Ladite photo aurait été prise lors de l’événement « Défi Allaitement Outaouais », où plusieurs mères se présentaient en compagnie de leur bébé, pour promouvoir l’allaitement dans les lieux publics. La plaignante explique que lors de son inscription à l’événement, les femmes ne désirant pas se faire photographier signaient une entente interdisant l’utilisation d’images pour des fins de publication, promotion et autres motifs, et recevaient ainsi une étiquette autocollante, signalant leur refus. Par ailleurs, la plaignante mentionne que l’organisation offrait un service payant de photographe professionnel, auquel elle a souscrit et payé, et ainsi à l’étiquette déjà accolée était ajouté un trait rose confirmant au photographe professionnel l’accord d’une prise de photo.
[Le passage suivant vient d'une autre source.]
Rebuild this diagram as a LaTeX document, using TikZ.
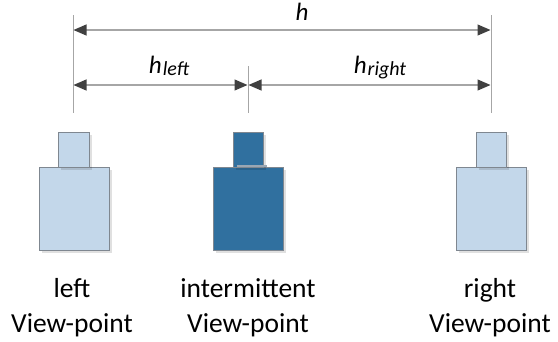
\documentclass[tikz,border=0pt]{standalone}
\usepackage{fontspec}
\setmainfont{Carlito}
\usetikzlibrary{arrows.meta,shadows}
\definecolor{lightcam}{HTML}{C3D7EA}
\definecolor{darkcam}{HTML}{30709F}
\definecolor{camedge}{HTML}{7F8790}
\definecolor{dimline}{HTML}{A6A6A6}
\definecolor{tipcol}{HTML}{404040}
\tikzset{
  cam/.style={draw=camedge, line width=0.9pt, inner sep=0pt, outer sep=0pt,
    drop shadow={shadow xshift=2.5pt, shadow yshift=-2.5pt, fill=black, opacity=0.12}},
  lightbox/.style={cam, fill=lightcam},
  darkbox/.style={cam, fill=darkcam},
  extline/.style={draw=dimline, line width=0.9pt},
  dimarrow/.style={draw=dimline, line width=1.1pt,
    {Triangle[length=13pt,width=11pt,color=tipcol]}-{Triangle[length=13pt,width=11pt,color=tipcol]},
    shorten <=0.5pt, shorten >=0.5pt},
  lbl/.style={font=\fontsize{27.5}{35}\selectfont, inner sep=0pt, anchor=base},
  dimlbl/.style={font=\fontsize{25}{28}\selectfont\itshape, inner sep=0pt, anchor=base}
}
\newcommand{\sbs}[1]{\kern1pt\raisebox{-0.1em}{\fontsize{20}{22}\selectfont #1}}
\begin{document}
\begin{tikzpicture}[x=1pt,y=-1pt]
\useasboundingbox (0,0) rectangle (558,341);
% extension lines
\coordinate (lt) at (73,15);  \coordinate (lb) at (73,113);
\coordinate (mt) at (248,66); \coordinate (mb) at (248,113);
\coordinate (rt) at (491,15); \coordinate (rb) at (491,113);
\draw[extline] (lt) -- (lb);
\draw[extline] (mt) -- (mb);
\draw[extline] (rt) -- (rb);
% dimension endpoints
\coordinate (hL) at (73,30);  \coordinate (hR) at (491,30);
\coordinate (lL) at (73,85);  \coordinate (lR) at (248,85);
\coordinate (rL) at (248,85); \coordinate (rR) at (491,85);
\draw[dimarrow] (hL) -- (hR);
\draw[dimarrow] (lL) -- (lR);
\draw[dimarrow] (rL) -- (rR);
\node[dimlbl] (hlab) at (302,20) {h};
\node[dimlbl] (hleftlab) at (169,73) {h\sbs{left}};
\node[dimlbl] (hrightlab) at (380,73) {h\sbs{right}};
% cameras
\node[lightbox, minimum width=70pt, minimum height=83pt] (lbody) at (74,208.5) {};
\node[lightbox, minimum width=31pt, minimum height=35pt, anchor=south] (lhead) at (lbody.north) {};
\node[darkbox, minimum width=70pt, minimum height=83pt] (mbody) at (248,208.5) {};
\node[darkbox, minimum width=30pt, minimum height=35pt, anchor=south] (mhead) at (mbody.north) {};
\draw[draw=camedge!60!lightcam, line width=2pt] ([xshift=4pt,yshift=1.5pt]mhead.south west) -- ([xshift=4pt,yshift=1.5pt]mhead.south east);
\node[lightbox, minimum width=70pt, minimum height=83pt] (rbody) at (491,208.5) {};
\node[lightbox, minimum width=30pt, minimum height=35pt, anchor=south] (rhead) at (rbody.north) {};
% labels
\node[lbl] (ltext1) at (72,297) {left};
\node[lbl] (ltext2) at (72,332) {View-point};
\node[lbl] (mtext1) at (248,297) {intermittent};
\node[lbl] (mtext2) at (248,332) {View-point};
\node[lbl] (rtext1) at (490,297) {right};
\node[lbl] (rtext2) at (490,332) {View-point};
\end{tikzpicture}
\end{document}
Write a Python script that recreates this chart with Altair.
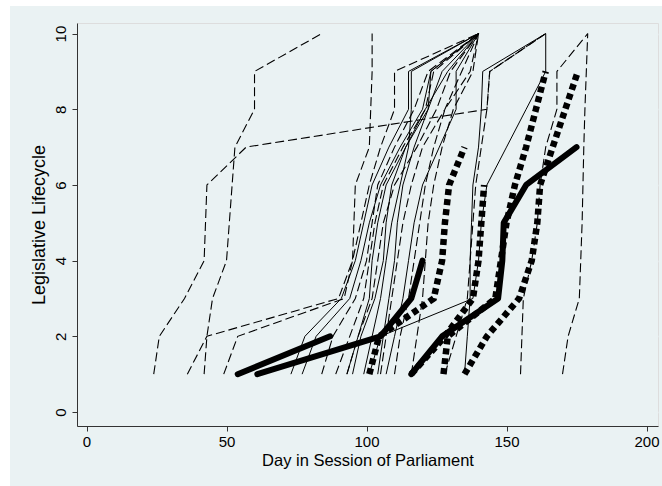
import altair as alt
import pandas as pd

# Legislative lifecycle stages (y) reached on a given day (x)
STAGES = [1, 2, 3, 4, 5, 6, 7, 8, 9, 10]

# ---- thin dashed series (days at stage 1, 2, 3, ...) ----
dash_01 = [24, 26, 35, 42, 42.5, 43, 57, 143, 144, 164]
dash_02 = [42, 43, 45, 50, 51, 52, 53, 60, 60, 84]
dash_03 = [36, 43, 90, 95, 95.5, 96, 101, 101.5, 102, 102]
dash_04 = [49, 54, 92, 95, 98, 101, 105, 110, 110, 140]
dash_05 = [84, 88, 96, 100, 102, 104, 110, 117, 122, 140]
dash_06 = [89, 94, 99, 101, 103, 106, 113, 121, 124, 140]
dash_07 = [93, 97, 102, 104, 106, 110, 118, 125, 130, 140]
dash_08 = [105, 107, 109, 111, 113, 116, 120, 128, 134, 140]
dash_09 = [110, 112, 115, 117, 119, 121, 124, 128, 137, 140]
dash_10 = [116, 118, 120, 121, 122, 124, 127, 131, 138, 140]
dash_11 = [128, 132, 136, 137, 138, 139, 141, 143, 144, 164]
dash_12 = [155, 155.5, 156, 159, 161, 162, 164, 168, 168, 179]
dash_13 = [170, 172, 176, 176.5, 177, 177.3, 177.6, 178, 178.5, 179]

# ---- thin solid series ----
solid_01 = [73, 78, 91, 96, 99, 102, 108, 115, 115, 140]
solid_02 = [77, 82, 94, 98, 101, 105, 112, 120, 123, 140]
solid_03 = [95, 98, 103, 106, 107, 109, 114, 122, 127, 140]
solid_04 = [99, 102, 105, 107, 109, 112, 115, 116, 116, 140]
solid_05 = [107, 110, 113, 115, 117, 120, 126, 132, 132, 140]
solid_06 = [104, 106, 108, 110, 111, 113, 117, 122, 123, 140]
solid_07 = [93, 97, 101, 102, 104, 107, 114, 121, 129, 140]
solid_08 = [135, 136, 137, 137, 137.5, 138, 140, 141, 141.5, 164]
solid_09 = [101, 105, 138, 140, 141, 143, 150, 157, 164, 164]

# ---- thick solid series ----
thick_01 = [54, 87]
thick_02 = [61, 105, 116, 120]
thick_03 = [116, 127, 147, 148.5, 149, 157, 175]

# ---- thick dotted series ----
dotted_01 = [101, 104.5, 124, 127, 128, 129.5, 135]
dotted_02 = [116, 128, 138, 140, 141, 142]
dotted_03 = [127.5, 129, 146, 148, 150, 153, 157, 160.5, 164]
dotted_04 = [135, 143, 154.5, 159, 161, 162, 166.5, 171, 175.5]

X_TICKS = [0, 50, 100, 150, 200]
Y_TICKS = [0, 2, 4, 6, 8, 10]

series = (
    [("dash", n, d) for n, d in [
        ("dash_01", dash_01), ("dash_02", dash_02), ("dash_03", dash_03),
        ("dash_04", dash_04), ("dash_05", dash_05), ("dash_06", dash_06),
        ("dash_07", dash_07), ("dash_08", dash_08), ("dash_09", dash_09),
        ("dash_10", dash_10), ("dash_11", dash_11), ("dash_12", dash_12),
        ("dash_13", dash_13)]]
    + [("solid", n, d) for n, d in [
        ("solid_01", solid_01), ("solid_02", solid_02), ("solid_03", solid_03),
        ("solid_04", solid_04), ("solid_05", solid_05), ("solid_06", solid_06),
        ("solid_07", solid_07), ("solid_08", solid_08), ("solid_09", solid_09)]]
    + [("dotted", n, d) for n, d in [
        ("dotted_01", dotted_01), ("dotted_02", dotted_02),
        ("dotted_03", dotted_03), ("dotted_04", dotted_04)]]
    + [("thick", n, d) for n, d in [
        ("thick_01", thick_01), ("thick_02", thick_02), ("thick_03", thick_03)]]
)

rows = []
for style, name, days in series:
    for i, (st, dy) in enumerate(zip(STAGES, days)):
        rows.append({"style": style, "bill": name, "day": dy, "stage": st, "ord": i})
df = pd.DataFrame(rows)

FONT = "Liberation Sans"
W, H = 581, 403
PAD_L, PAD_T = 77, 23

x_enc = alt.X(
    "day:Q",
    scale=alt.Scale(domain=[-3.4, 204.1], nice=False, zero=False),
    axis=alt.Axis(
        values=X_TICKS, title="Day in Session of Parliament", grid=False,
        domainColor="#333333", tickColor="#333333", tickSize=5,
        labelFontSize=15, titleFontSize=16.5, labelPadding=3, titlePadding=3,
        labelColor="black", titleColor="black", titleFontWeight="normal",
    ),
)
y_enc = alt.Y(
    "stage:Q",
    scale=alt.Scale(domain=[-0.37, 10.28], nice=False, zero=False),
    axis=alt.Axis(
        values=Y_TICKS, title="Legislative Lifecycle", grid=True,
        gridColor="#EAF2F3", gridWidth=1.5,
        domainColor="#333333", tickColor="#333333", tickSize=5,
        labelAngle=270, labelAlign="center", labelBaseline="bottom",
        labelFontSize=15, titleFontSize=18, labelPadding=4, titlePadding=5,
        labelColor="black", titleColor="black", titleFontWeight="normal",
    ),
)

base = alt.Chart(df)


def layer(style, **mk):
    return base.transform_filter(alt.datum.style == style).mark_line(
        color="black", **mk
    ).encode(x=x_enc, y=y_enc, detail="bill:N", order="ord:Q")


dash_l = layer("dash", strokeWidth=1.1, strokeDash=[9, 4])
solid_l = layer("solid", strokeWidth=1.0)
dotted_l = layer("dotted", strokeWidth=6.5, strokeDash=[6, 4], strokeCap="butt")
thick_l = layer("thick", strokeWidth=6, strokeCap="round", strokeJoin="round")

# white page margins around the Stata-style light background
strip = pd.DataFrame({"k": [0]})
left_strip = alt.Chart(strip).mark_rect(color="white", clip=False).encode(
    x=alt.value(-PAD_L), x2=alt.value(-PAD_L + 10),
    y=alt.value(-PAD_T), y2=alt.value(486 - PAD_T))
top_strip = alt.Chart(strip).mark_rect(color="white", clip=False).encode(
    x=alt.value(-PAD_L), x2=alt.value(662 - PAD_L),
    y=alt.value(-PAD_T), y2=alt.value(-PAD_T + 6))

chart = alt.layer(
    left_strip, top_strip, dash_l, solid_l, dotted_l, thick_l
).properties(
    width=W, height=H,
    autosize=alt.AutoSizeParams(type="none"),
    padding={"left": PAD_L, "top": PAD_T, "right": 662 - PAD_L - W, "bottom": 486 - PAD_T - H},
    background="#EAF2F3",
).configure_view(
    fill="white", stroke=None
).configure(font=FONT)

chart.save("out.html", embed_options={"renderer": "svg", "actions": False})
Mme Joanette-Péloquin précise que le droit à la liberté d’expression et le droit du public à l’information sont limités par la protection des droits fondamentaux et que sa situation personnelle et professionnelle a profondément été bouleversée à la suite de la publication de cette photo.
De l’avis du représentant des mis en cause, Me Patrick Bourbeau, le caractère public de l’événement ne nécessitait aucunement le consentement des personnes présentes pour la prise de photo et qu’en participant à cet événement, la plaignante devait s’attendre à ce que sa photographie puisse faire l’objet d’une diffusion dans les médias, à fortiori lorsque l’événement vise à faire tomber les tabous entourant l’allaitement en public.
Le Conseil rappelle, dans son guide, Droits et responsabilités de la presse (DERP), que « La liberté de la presse et le droit du public à l’information autorisent les médias et les professionnels de l’information […] à prendre et à diffuser les photos, images […] qu’ils jugent d’intérêt public. » (DERP, p. 19) Cependant, « Toute personne, qu’elle soit de notoriété publique ou non, a le droit fondamental à la vie privée, à l’intimité, à la dignité et au respect de la réputation. […] Lorsque des faits, des événements et des situations mettent en cause la vie privée de personnes, la presse doit bien soupeser et mettre en équilibre son devoir d’informer et le respect des droits de la personne. » (DERP, p. 42)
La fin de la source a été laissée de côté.